» **REQUEST**
Write out every line of the material as it stands, apart from the pictures.

» **DATA LINES**

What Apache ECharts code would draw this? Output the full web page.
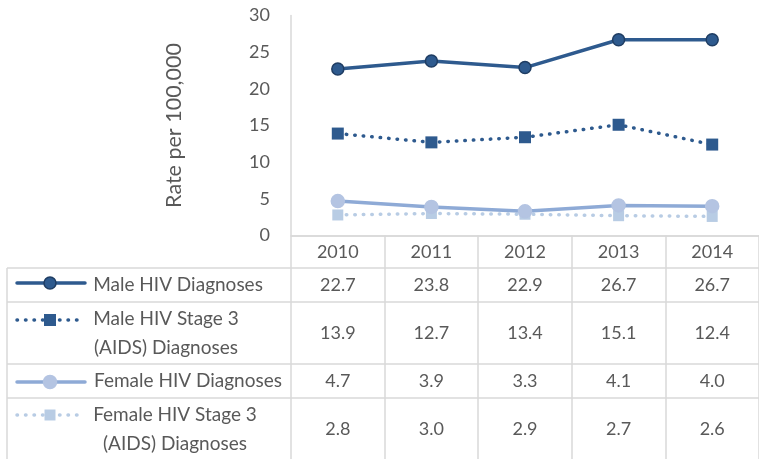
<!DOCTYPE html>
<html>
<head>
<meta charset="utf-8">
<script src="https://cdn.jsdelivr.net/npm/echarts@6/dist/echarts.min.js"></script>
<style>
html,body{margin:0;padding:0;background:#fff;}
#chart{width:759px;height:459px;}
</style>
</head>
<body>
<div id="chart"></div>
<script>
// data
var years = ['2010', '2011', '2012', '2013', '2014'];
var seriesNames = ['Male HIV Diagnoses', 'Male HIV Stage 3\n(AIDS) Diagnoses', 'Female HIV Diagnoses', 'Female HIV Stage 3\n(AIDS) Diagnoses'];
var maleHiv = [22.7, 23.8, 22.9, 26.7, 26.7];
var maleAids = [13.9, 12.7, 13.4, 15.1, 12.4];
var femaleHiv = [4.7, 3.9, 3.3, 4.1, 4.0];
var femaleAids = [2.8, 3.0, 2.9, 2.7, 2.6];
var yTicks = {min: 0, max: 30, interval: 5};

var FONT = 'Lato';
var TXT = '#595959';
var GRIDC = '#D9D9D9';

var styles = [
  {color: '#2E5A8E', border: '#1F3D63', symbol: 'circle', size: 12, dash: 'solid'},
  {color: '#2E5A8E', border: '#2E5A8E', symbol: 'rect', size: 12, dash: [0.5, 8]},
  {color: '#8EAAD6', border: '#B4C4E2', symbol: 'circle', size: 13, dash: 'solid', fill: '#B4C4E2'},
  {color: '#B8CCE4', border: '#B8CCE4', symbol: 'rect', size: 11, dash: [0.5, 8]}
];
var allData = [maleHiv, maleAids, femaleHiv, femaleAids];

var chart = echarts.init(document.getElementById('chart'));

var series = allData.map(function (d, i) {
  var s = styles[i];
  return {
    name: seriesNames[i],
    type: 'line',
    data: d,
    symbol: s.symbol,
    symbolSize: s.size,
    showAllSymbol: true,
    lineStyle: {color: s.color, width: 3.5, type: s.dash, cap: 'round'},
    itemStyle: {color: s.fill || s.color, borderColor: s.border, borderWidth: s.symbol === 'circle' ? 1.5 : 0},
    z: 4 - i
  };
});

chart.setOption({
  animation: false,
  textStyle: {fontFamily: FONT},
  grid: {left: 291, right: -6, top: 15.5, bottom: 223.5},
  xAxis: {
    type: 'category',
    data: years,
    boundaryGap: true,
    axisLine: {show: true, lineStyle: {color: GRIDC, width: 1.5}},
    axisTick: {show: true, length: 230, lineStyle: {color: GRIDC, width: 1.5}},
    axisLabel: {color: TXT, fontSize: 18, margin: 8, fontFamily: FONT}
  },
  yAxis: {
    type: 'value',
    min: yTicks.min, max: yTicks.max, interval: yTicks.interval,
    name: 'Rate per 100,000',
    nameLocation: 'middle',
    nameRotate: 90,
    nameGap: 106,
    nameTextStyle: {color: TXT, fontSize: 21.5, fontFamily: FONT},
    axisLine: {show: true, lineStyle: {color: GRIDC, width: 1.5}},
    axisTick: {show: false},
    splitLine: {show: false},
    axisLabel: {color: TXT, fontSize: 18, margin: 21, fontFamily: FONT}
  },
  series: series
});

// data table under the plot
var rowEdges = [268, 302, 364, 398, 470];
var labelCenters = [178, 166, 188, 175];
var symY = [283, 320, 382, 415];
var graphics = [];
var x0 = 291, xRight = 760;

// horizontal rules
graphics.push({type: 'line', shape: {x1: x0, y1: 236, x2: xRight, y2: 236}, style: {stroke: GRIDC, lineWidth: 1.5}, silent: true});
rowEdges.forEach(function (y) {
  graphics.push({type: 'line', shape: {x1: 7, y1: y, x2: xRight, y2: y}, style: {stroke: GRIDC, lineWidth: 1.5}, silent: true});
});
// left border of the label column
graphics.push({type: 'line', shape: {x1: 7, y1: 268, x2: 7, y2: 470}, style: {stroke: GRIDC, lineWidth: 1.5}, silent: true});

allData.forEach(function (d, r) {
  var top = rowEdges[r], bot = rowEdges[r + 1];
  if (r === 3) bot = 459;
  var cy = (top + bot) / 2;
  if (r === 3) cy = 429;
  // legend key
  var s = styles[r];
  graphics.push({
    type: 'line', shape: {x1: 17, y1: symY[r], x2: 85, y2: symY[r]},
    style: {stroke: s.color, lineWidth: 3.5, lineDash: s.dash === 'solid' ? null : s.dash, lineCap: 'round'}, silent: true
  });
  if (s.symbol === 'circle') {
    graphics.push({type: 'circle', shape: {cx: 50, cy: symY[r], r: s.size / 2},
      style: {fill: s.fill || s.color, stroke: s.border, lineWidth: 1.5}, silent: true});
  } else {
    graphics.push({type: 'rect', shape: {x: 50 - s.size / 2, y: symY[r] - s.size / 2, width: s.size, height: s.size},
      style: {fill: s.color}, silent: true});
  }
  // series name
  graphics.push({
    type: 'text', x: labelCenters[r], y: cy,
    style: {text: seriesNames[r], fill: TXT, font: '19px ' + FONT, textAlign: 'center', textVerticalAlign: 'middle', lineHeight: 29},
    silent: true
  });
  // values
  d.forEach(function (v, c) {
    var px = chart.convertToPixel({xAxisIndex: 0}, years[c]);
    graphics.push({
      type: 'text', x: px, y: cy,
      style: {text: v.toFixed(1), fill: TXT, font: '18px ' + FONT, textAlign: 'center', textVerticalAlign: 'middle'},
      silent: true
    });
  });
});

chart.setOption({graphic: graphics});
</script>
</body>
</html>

» **TASK ANSWER**
What Apache ECharts code would draw this? Output the full web page.
<!DOCTYPE html>
<html>
<head>
<meta charset="utf-8">
<script src="https://cdn.jsdelivr.net/npm/echarts@6/dist/echarts.min.js"></script>
<style>
html,body{margin:0;padding:0;background:#fff;}
#chart{width:759px;height:459px;}
</style>
</head>
<body>
<div id="chart"></div>
<script>
// data
var years = ['2010', '2011', '2012', '2013', '2014'];
var seriesNames = ['Male HIV Diagnoses', 'Male HIV Stage 3\n(AIDS) Diagnoses', 'Female HIV Diagnoses', 'Female HIV Stage 3\n(AIDS) Diagnoses'];
var maleHiv = [22.7, 23.8, 22.9, 26.7, 26.7];
var maleAids = [13.9, 12.7, 13.4, 15.1, 12.4];
var femaleHiv = [4.7, 3.9, 3.3, 4.1, 4.0];
var femaleAids = [2.8, 3.0, 2.9, 2.7, 2.6];
var yTicks = {min: 0, max: 30, interval: 5};

var FONT = 'Lato';
var TXT = '#595959';
var GRIDC = '#D9D9D9';

var styles = [
  {color: '#2E5A8E', border: '#1F3D63', symbol: 'circle', size: 12, dash: 'solid'},
  {color: '#2E5A8E', border: '#2E5A8E', symbol: 'rect', size: 12, dash: [0.5, 8]},
  {color: '#8EAAD6', border: '#B4C4E2', symbol: 'circle', size: 13, dash: 'solid', fill: '#B4C4E2'},
  {color: '#B8CCE4', border: '#B8CCE4', symbol: 'rect', size: 11, dash: [0.5, 8]}
];
var allData = [maleHiv, maleAids, femaleHiv, femaleAids];

var chart = echarts.init(document.getElementById('chart'));

var series = allData.map(function (d, i) {
  var s = styles[i];
  return {
    name: seriesNames[i],
    type: 'line',
    data: d,
    symbol: s.symbol,
    symbolSize: s.size,
    showAllSymbol: true,
    lineStyle: {color: s.color, width: 3.5, type: s.dash, cap: 'round'},
    itemStyle: {color: s.fill || s.color, borderColor: s.border, borderWidth: s.symbol === 'circle' ? 1.5 : 0},
    z: 4 - i
  };
});

chart.setOption({
  animation: false,
  textStyle: {fontFamily: FONT},
  grid: {left: 291, right: -6, top: 15.5, bottom: 223.5},
  xAxis: {
    type: 'category',
    data: years,
    boundaryGap: true,
    axisLine: {show: true, lineStyle: {color: GRIDC, width: 1.5}},
    axisTick: {show: true, length: 230, lineStyle: {color: GRIDC, width: 1.5}},
    axisLabel: {color: TXT, fontSize: 18, margin: 8, fontFamily: FONT}
  },
  yAxis: {
    type: 'value',
    min: yTicks.min, max: yTicks.max, interval: yTicks.interval,
    name: 'Rate per 100,000',
    nameLocation: 'middle',
    nameRotate: 90,
    nameGap: 106,
    nameTextStyle: {color: TXT, fontSize: 21.5, fontFamily: FONT},
    axisLine: {show: true, lineStyle: {color: GRIDC, width: 1.5}},
    axisTick: {show: false},
    splitLine: {show: false},
    axisLabel: {color: TXT, fontSize: 18, margin: 21, fontFamily: FONT}
  },
  series: series
});

// data table under the plot
var rowEdges = [268, 302, 364, 398, 470];
var labelCenters = [178, 166, 188, 175];
var symY = [283, 320, 382, 415];
var graphics = [];
var x0 = 291, xRight = 760;

// horizontal rules
graphics.push({type: 'line', shape: {x1: x0, y1: 236, x2: xRight, y2: 236}, style: {stroke: GRIDC, lineWidth: 1.5}, silent: true});
rowEdges.forEach(function (y) {
  graphics.push({type: 'line', shape: {x1: 7, y1: y, x2: xRight, y2: y}, style: {stroke: GRIDC, lineWidth: 1.5}, silent: true});
});
// left border of the label column
graphics.push({type: 'line', shape: {x1: 7, y1: 268, x2: 7, y2: 470}, style: {stroke: GRIDC, lineWidth: 1.5}, silent: true});

allData.forEach(function (d, r) {
  var top = rowEdges[r], bot = rowEdges[r + 1];
  if (r === 3) bot = 459;
  var cy = (top + bot) / 2;
  if (r === 3) cy = 429;
  // legend key
  var s = styles[r];
  graphics.push({
    type: 'line', shape: {x1: 17, y1: symY[r], x2: 85, y2: symY[r]},
    style: {stroke: s.color, lineWidth: 3.5, lineDash: s.dash === 'solid' ? null : s.dash, lineCap: 'round'}, silent: true
  });
  if (s.symbol === 'circle') {
    graphics.push({type: 'circle', shape: {cx: 50, cy: symY[r], r: s.size / 2},
      style: {fill: s.fill || s.color, stroke: s.border, lineWidth: 1.5}, silent: true});
  } else {
    graphics.push({type: 'rect', shape: {x: 50 - s.size / 2, y: symY[r] - s.size / 2, width: s.size, height: s.size},
      style: {fill: s.color}, silent: true});
  }
  // series name
  graphics.push({
    type: 'text', x: labelCenters[r], y: cy,
    style: {text: seriesNames[r], fill: TXT, font: '19px ' + FONT, textAlign: 'center', textVerticalAlign: 'middle', lineHeight: 29},
    silent: true
  });
  // values
  d.forEach(function (v, c) {
    var px = chart.convertToPixel({xAxisIndex: 0}, years[c]);
    graphics.push({
      type: 'text', x: px, y: cy,
      style: {text: v.toFixed(1), fill: TXT, font: '18px ' + FONT, textAlign: 'center', textVerticalAlign: 'middle'},
      silent: true
    });
  });
});

chart.setOption({graphic: graphics});
</script>
</body>
</html>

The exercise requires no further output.